Jonatha Brooke

Jonatha Brooke

Folk-pop singer-songwriter Jonatha Brooke, who was born in Chicago in 1964 but moved to the Boston suburbs with her family before she was a year old, clearly remembers the wide range of music her older brothers were putting on the turntable long before she got a guitar. She says she heard everything from Joni Mitchell to The Who, but the first song she taught herself when her father gave her a guitar for Christmas when she was 12 was America’s “A Horse with No Name.”

The Story, Grace in Gravity, The Angel in the House

By the time she was in seventh grade, she was playing in a band called Science Function. During her freshman year at Amherst College in 1981, two important things happened: first, she discovered The Roches and began experimenting with open tuning to get some of their sounds; second, she met singer-guitarist Jennifer Kimball at an audition for the college a cappella group, The Sabrinas, which resulted in the pair forming the harmony-drenched folk duo Jonatha & Jennifer, which morphed into The Story.

Brooke’s first stab at songwriting was during her sophomore year at Amherst, when an assignment to put original music to any e.e. cummings poem became The Story’s song “Love Is More Thicker Than Forget.” The duo moved to Boston after college, recorded a demo called Over Oceans that landed them a deal with Green Linnet Records and recorded their first album, 1991’s Grace in Gravity. After signing with Elektra, they cut 1993’s The Angel in the House.

Going solo, Becoming a multi-instrumentalist, Film/television

Kimball left the duo to work at a publishing firm while their third LP, Plumb, was taking shape, and it became a Brooke solo project. Several more solo albums followed, with many tunes featuring folkie ideas accompanied by jazzy chords. Brooke, who was working at a dance company but left to concentrate on guitar, singing and writing, turned herself into a multi-instrumentalist by learning piano, mandolin and kalimba.

Along with her original material, Brooke has recorded covers of James Taylors “Fire and Rain” and The Beatles’ “Across the Universe,” among others, and, with the blessing of his daughter Nora, put original music to some of Woody Guthrie’s unpublished lyrics for her 2008 album The Works. She’s co-written songs with Katy Perry and The Courtyard Hounds, written for four Disney films – including Return To Neverland, where she wrote and sang “I’ll Try” and sang the opening song, “Second Star To The Right” – and has written material for a variety of television shows (including the theme song for the series Dollhouse).

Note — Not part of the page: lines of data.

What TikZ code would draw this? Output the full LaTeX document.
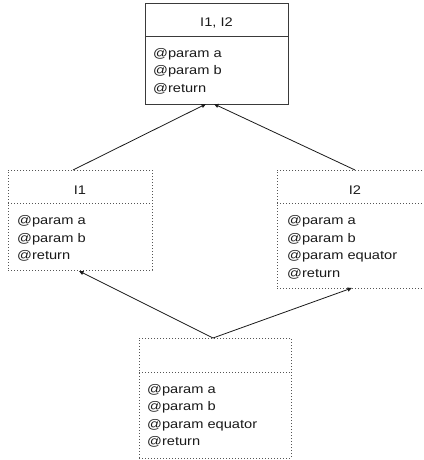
\documentclass[tikz,border=0pt]{standalone}
\usepackage{fontspec}
\setmainfont{Liberation Sans}[FakeStretch=1.17]
\usetikzlibrary{arrows.meta,calc}
\definecolor{ink}{HTML}{1A1A1A}
\definecolor{frame}{HTML}{3A3A3A}
\definecolor{dotline}{HTML}{555555}
\newcommand{\bodylines}[1]{\vtop{\baselineskip=17.5pt\lineskiplimit=-10pt #1}}
\tikzset{
  box/.style={rectangle, inner sep=0pt, outer sep=0pt, anchor=north west},
  solidbox/.style={box, draw=frame, line width=0.9pt},
  dotbox/.style={box, draw=dotline, line width=0.8pt, dash pattern=on 0.9pt off 2.1pt},
  soliddiv/.style={draw=frame, line width=0.9pt},
  dotdiv/.style={draw=dotline, line width=0.8pt, dash pattern=on 0.9pt off 2.1pt},
  title/.style={inner sep=0pt, anchor=base, text=ink},
  body/.style={inner sep=0pt, anchor=base west, text=ink},
  arr/.style={draw=ink, line width=0.8pt, -{Triangle[length=4.5pt,width=4pt]}},
}
\begin{document}
\begin{tikzpicture}[x=1pt,y=-1pt,font=\fontsize{12.5}{17.5}\selectfont]
\useasboundingbox (0,0) rectangle (423,460);
\clip (0,0) rectangle (423,460);

% merged interface
\node[solidbox, minimum width=143pt, minimum height=101pt] (top) at (145,3) {};
\draw[soliddiv] (top.west |- 0,36) -- (top.east |- 0,36);
\node[title] (toptitle) at (216.5,27) {I1, I2};
\node[body] (topbody) at (153,57) {\bodylines{\hbox{@param a}\hbox{@param b}\hbox{@return}}};

% interface I1
\node[dotbox, minimum width=144pt, minimum height=100pt] (ione) at (8,170) {};
\draw[dotdiv] (ione.west |- 0,203) -- (ione.east |- 0,203);
\node[title] (ionetitle) at (80,194) {I1};
\node[body] (ionebody) at (17,224.5) {\bodylines{\hbox{@param a}\hbox{@param b}\hbox{@return}}};

% interface I2
\node[dotbox, minimum width=156pt, minimum height=118pt] (itwo) at (277,170) {};
\draw[dotdiv] (itwo.west |- 0,203) -- (itwo.east |- 0,203);
\node[title] (itwotitle) at (355,194) {I2};
\node[body] (itwobody) at (287,224.5) {\bodylines{\hbox{@param a}\hbox{@param b}\hbox{@param equator}\hbox{@return}}};

% implementing class
\node[dotbox, minimum width=152pt, minimum height=120pt] (impl) at (139,338) {};
\draw[dotdiv] (impl.west |- 0,372) -- (impl.east |- 0,372);
\node[body] (implbody) at (147,393) {\bodylines{\hbox{@param a}\hbox{@param b}\hbox{@param equator}\hbox{@return}}};

% generalisation arrows
\coordinate (topinL) at ($(top.south west)+(61,0)$);
\coordinate (topinR) at ($(top.south west)+(69,0)$);
\coordinate (ioneout) at ($(ione.north west)+(65,0)$);
\coordinate (itwoout) at ($(itwo.north west)+(78,0)$);
\coordinate (ionein) at ($(ione.south west)+(71,1)$);
\coordinate (itwoin) at ($(itwo.south west)+(75,0)$);
\coordinate (implout) at ($(impl.north west)+(74,0)$);
\draw[arr] (ioneout) -- (topinL);
\draw[arr] (itwoout) -- (topinR);
\draw[arr] (implout) -- (ionein);
\draw[arr] (implout) -- (itwoin);
\end{tikzpicture}
\end{document}
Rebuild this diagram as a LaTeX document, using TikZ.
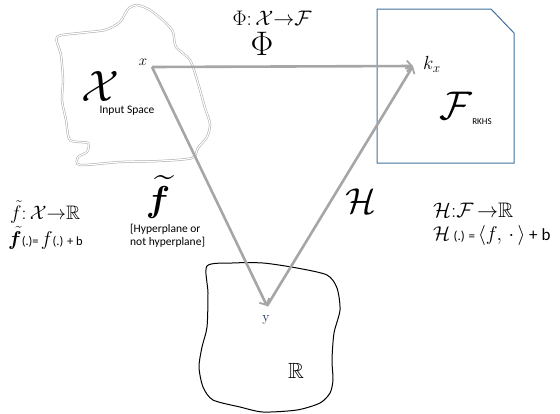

Musicals, Recent albums, Kitchen Covid Concert Series

After taking time off from her career to care for her ailing mother, Brooke returned to the scene in 2014 with a highly celebrated, off-Broadway production of her one-woman musical, “My Mother Has 4 Noses.” The story-filled show chronicles her relationship with her mom while she was battling Alzheimer’s disease. Its 12-week run at the Duke Theater on 42nd Street in New York City opened the door to a new creative outlet in the theater world and since its opening, Brooke has been tapped to co-write more musicals: “Death and Venice” and “Hopper” with Anton Dudley; “Quadroon” with the late Joe Sample; “Switched” with Geoffrey Nauffts; and “Tempus” with Jaclyn Backhaus.

After 16 years in New York City, in the fall of 2016, Jonatha relocated to Minneapolis, recorded and released her EP Imposter, received a prestigious McKnight Artist Grant, and an International Independent Songwriting award for material from her 2016 album Midnight. Hallelujah. When Covid struck in 2020, she began livestreaming concerts on Facebook and YouTube from her kitchen – the Kitchen Covid Concert Series, as she called it – every Monday afternoon. The silver lining to the pandemic’s losses, she said, is that every week is its own world tour because people tune in from every corner of the planet. An independent artist since 1999, Brooke released her 11th album, The Sweetwater Sessions, in July 2020 on her label, Bad Dog Records.